Given problem. Begin with the first line and repeat exactly through the line containing "T(x, y, text, size, BLACK, 700)"; leave every image out.

Raw data.
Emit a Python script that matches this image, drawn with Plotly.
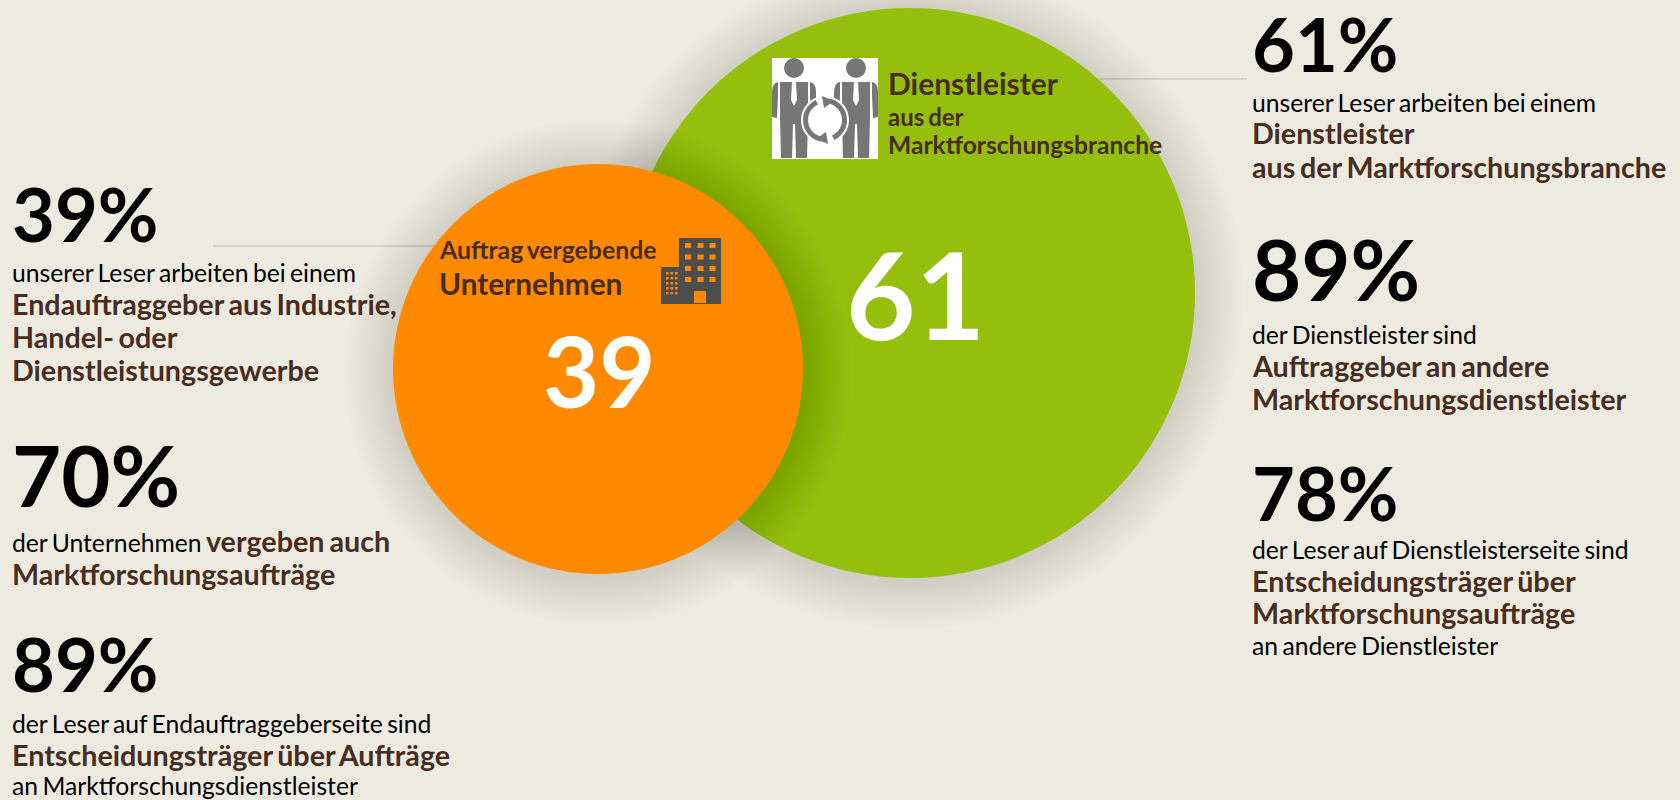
import math
import plotly.graph_objects as go

# ---- data ----
segments = ["Dienstleister", "Auftrag vergebende Unternehmen"]
values = [61, 39]

BG = "#EDEBE0"
GREEN = "#95BF0D"
ORANGE = "#FF8A00"
BROWN = "#482D1E"
BLACK = "#000000"
GREY = "#767676"
DARK = "#4D4D4D"

# geometry (pixels of the 1680x800 page, used as axis units)
cx = [910, 598]
cy = [293, 369]
rad = [285, 205]
label_size = [120, 97]

fig = go.Figure()


def shadow(i):
    n, reach, a = 14, 48, 0.0095
    xs = [cx[i]] * n
    ys = [cy[i] + 3] * n
    sizes = [2 * (rad[i] + reach * (n - k) / n) for k in range(n)]
    fig.add_trace(go.Scatter(x=xs, y=ys, mode="markers", hoverinfo="skip", showlegend=False,
                             marker=dict(size=sizes, color=f"rgba(40,40,30,{a})", line_width=0)))


colors = [GREEN, ORANGE]
for i in range(2):
    shadow(i)
    fig.add_trace(go.Scatter(x=[cx[i]], y=[cy[i]], mode="markers", name=segments[i], hoverinfo="skip",
                             showlegend=False, marker=dict(size=2 * rad[i], color=colors[i], line_width=0)))

annos = []


def T(x, y, text, size, color=BLACK, weight=400):
    annos.append(dict(x=x, y=y, text=text, xref="x", yref="y", showarrow=False, xanchor="left",
                      yanchor="middle", align="left", borderpad=0,
                      font=dict(family="Lato", size=size, color=color, weight=weight)))


def head(x, y, text, size=74):
    T(x, y, text, size, BLACK, 700)


def reg(x, y, text):
    T(x, y, text, 24.7)


def br(x, y, text):
    T(x, y, text, 28.7, BROWN, 700)


# value labels
centers = [915, 599]
centers_y = [294, 370]
for i in range(2):
    annos.append(dict(x=centers[i], y=centers_y[i], text=str(values[i]), showarrow=False, xanchor="center",
                      yanchor="middle", borderpad=0,
                      font=dict(family="Lato", size=label_size[i], color="white", weight=700)))

# right column
RX = 1250.5
head(RX, 43, "61%")
reg(RX, 102, "unserer Leser arbeiten bei einem")
br(RX, 133, "Dienstleister")
br(RX, 167, "aus der Marktforschungsbranche")
head(RX, 268, "89%", 85)
reg(RX, 334, "der Dienstleister sind")
br(RX, 366, "Auftraggeber an andere")
br(RX, 399, "Marktforschungsdienstleister")
head(RX, 492, "78%")
reg(RX, 549, "der Leser auf Dienstleisterseite sind")
br(RX, 581, "Entscheidungsträger über")
br(RX, 613, "Marktforschungsaufträge")
reg(RX, 645, "an andere Dienstleister")

# left column
LX = 11
head(LX, 213, "39%")
reg(LX, 272, "unserer Leser arbeiten bei einem")
br(LX, 304, "Endauftraggeber aus Industrie,")
br(LX, 337, "Handel- oder")
br(LX, 370, "Dienstleistungsgewerbe")
head(LX, 474, "70%", 85)
reg(LX, 541, f'der Unternehmen <span style="font-size:28.7px;color:{BROWN}"><b>vergeben auch</b></span>')
br(LX, 574, "Marktforschungsaufträge")
head(LX, 663, "89%")
reg(LX, 723, "der Leser auf Endauftraggeberseite sind")
br(LX, 755, "Entscheidungsträger über Aufträge")
reg(LX, 785.5, "an Marktforschungsdienstleister")

# labels in circles
T(887, 83, "Dienstleister", 30, BROWN, 700)
T(887, 116, "aus der", 24, BROWN, 700)
T(887, 144, "Marktforschungsbranche", 24.6, BROWN, 700)
T(438, 249, "Auftrag vergebende", 24.8, BROWN, 700)
T(438, 283, "Unternehmen", 29.8, BROWN, 700)

shapes = []


def rect(x0, y0, x1, y1, fill, layer="above"):
    shapes.append(dict(type="rect", x0=x0, y0=y0, x1=x1, y1=y1, fillcolor=fill, line_width=0, layer=layer))


def circ(xc, yc, r, fill=None, line=None, w=0):
    shapes.append(dict(type="circle", x0=xc - r, y0=yc - r, x1=xc + r, y1=yc + r, fillcolor=fill or "rgba(0,0,0,0)",
                       line=dict(color=line or "rgba(0,0,0,0)", width=w), layer="above"))


def path(d, fill=None, line=None, w=0):
    shapes.append(dict(type="path", path=d, fillcolor=fill or "rgba(0,0,0,0)",
                       line=dict(color=line or "rgba(0,0,0,0)", width=w), layer="above"))


def arc(xc, yc, r, a0, a1, w=5):
    pts = [(xc + r * math.cos(math.radians(a0 + (a1 - a0) * k / 16)),
            yc + r * math.sin(math.radians(a0 + (a1 - a0) * k / 16))) for k in range(17)]
    d = "M" + " L".join(f"{x:.1f},{y:.1f}" for x, y in pts)
    path(d, None, GREY, w)


# leader lines
shapes.append(dict(type="line", x0=213, x1=440, y0=246, y1=246, line=dict(color="#BDBBB3", width=1), layer="below"))
shapes.append(dict(type="line", x0=1100, x1=1247, y0=79, y1=79, line=dict(color="#BDBBB3", width=1), layer="below"))

# people icon
rect(772, 58, 878, 159, "white")


def person(c):
    circ(c, 68, 10, GREY)
    # torso and legs
    path(f"M{c-14},82 L{c+14},82 L{c+14},118 L{c+13},158 L{c+2},158 L{c+1},124 L{c-1},124 L{c-2},158 L{c-13},158 "
         f"L{c-14},118 Z", GREY)
    # arms
    path(f"M{c-16},82 Q{c-22},83 {c-22},92 L{c-22},117 L{c-17},118 L{c-16},95 Z", GREY)
    path(f"M{c+16},82 Q{c+22},83 {c+22},92 L{c+22},117 L{c+17},118 L{c+16},95 Z", GREY)
    # tie
    path(f"M{c-2},82 L{c+2},82 L{c+3},100 L{c},106 L{c-3},100 Z", "white")


person(794)
person(856)
circ(825, 120, 24, "white")
arc(825, 120, 19.5, 100, 245)
arc(825, 120, 19.5, 280, 425)
path("M822,96 L834,101 L824,108 Z", GREY)
path("M828,144 L816,139 L826,132 Z", GREY)

# building icon
rect(679, 238, 721, 304, DARK)
rect(661, 267, 680, 304, DARK)
for wx in (685, 697.5, 709.5):
    for wy in (243, 254.5, 266, 277):
        rect(wx, wy, wx + 6, wy + 5, ORANGE)
for wx in (666, 670.5, 675):
    for wy in (272, 277, 282, 287, 292):
        rect(wx, wy, wx + 2.5, wy + 2.5, ORANGE)
rect(694, 291, 706, 303, ORANGE)

fig.update_layout(
    width=1680, height=800, margin=dict(l=0, r=0, t=0, b=0),
    paper_bgcolor=BG, plot_bgcolor=BG, showlegend=False,
    xaxis=dict(range=[0, 1680], visible=False, fixedrange=True),
    yaxis=dict(range=[800, 0], visible=False, fixedrange=True),
    annotations=annos, shapes=shapes,
)
page_js = (
    "document.body.style.margin='0';document.body.style.overflow='hidden';"
    f"document.body.style.background='{BG}';"
    "document.querySelectorAll('.annotation-text').forEach(function(t){t.style.wordSpacing='-0.08em';});"
)
fig.write_html("out.html", config={"displayModeBar": False}, post_script=page_js)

Result of the exercise.
Emit a Python script that matches this image, drawn with Plotly.
import math
import plotly.graph_objects as go

# ---- data ----
segments = ["Dienstleister", "Auftrag vergebende Unternehmen"]
values = [61, 39]

BG = "#EDEBE0"
GREEN = "#95BF0D"
ORANGE = "#FF8A00"
BROWN = "#482D1E"
BLACK = "#000000"
GREY = "#767676"
DARK = "#4D4D4D"

# geometry (pixels of the 1680x800 page, used as axis units)
cx = [910, 598]
cy = [293, 369]
rad = [285, 205]
label_size = [120, 97]

fig = go.Figure()


def shadow(i):
    n, reach, a = 14, 48, 0.0095
    xs = [cx[i]] * n
    ys = [cy[i] + 3] * n
    sizes = [2 * (rad[i] + reach * (n - k) / n) for k in range(n)]
    fig.add_trace(go.Scatter(x=xs, y=ys, mode="markers", hoverinfo="skip", showlegend=False,
                             marker=dict(size=sizes, color=f"rgba(40,40,30,{a})", line_width=0)))


colors = [GREEN, ORANGE]
for i in range(2):
    shadow(i)
    fig.add_trace(go.Scatter(x=[cx[i]], y=[cy[i]], mode="markers", name=segments[i], hoverinfo="skip",
                             showlegend=False, marker=dict(size=2 * rad[i], color=colors[i], line_width=0)))

annos = []


def T(x, y, text, size, color=BLACK, weight=400):
    annos.append(dict(x=x, y=y, text=text, xref="x", yref="y", showarrow=False, xanchor="left",
                      yanchor="middle", align="left", borderpad=0,
                      font=dict(family="Lato", size=size, color=color, weight=weight)))


def head(x, y, text, size=74):
    T(x, y, text, size, BLACK, 700)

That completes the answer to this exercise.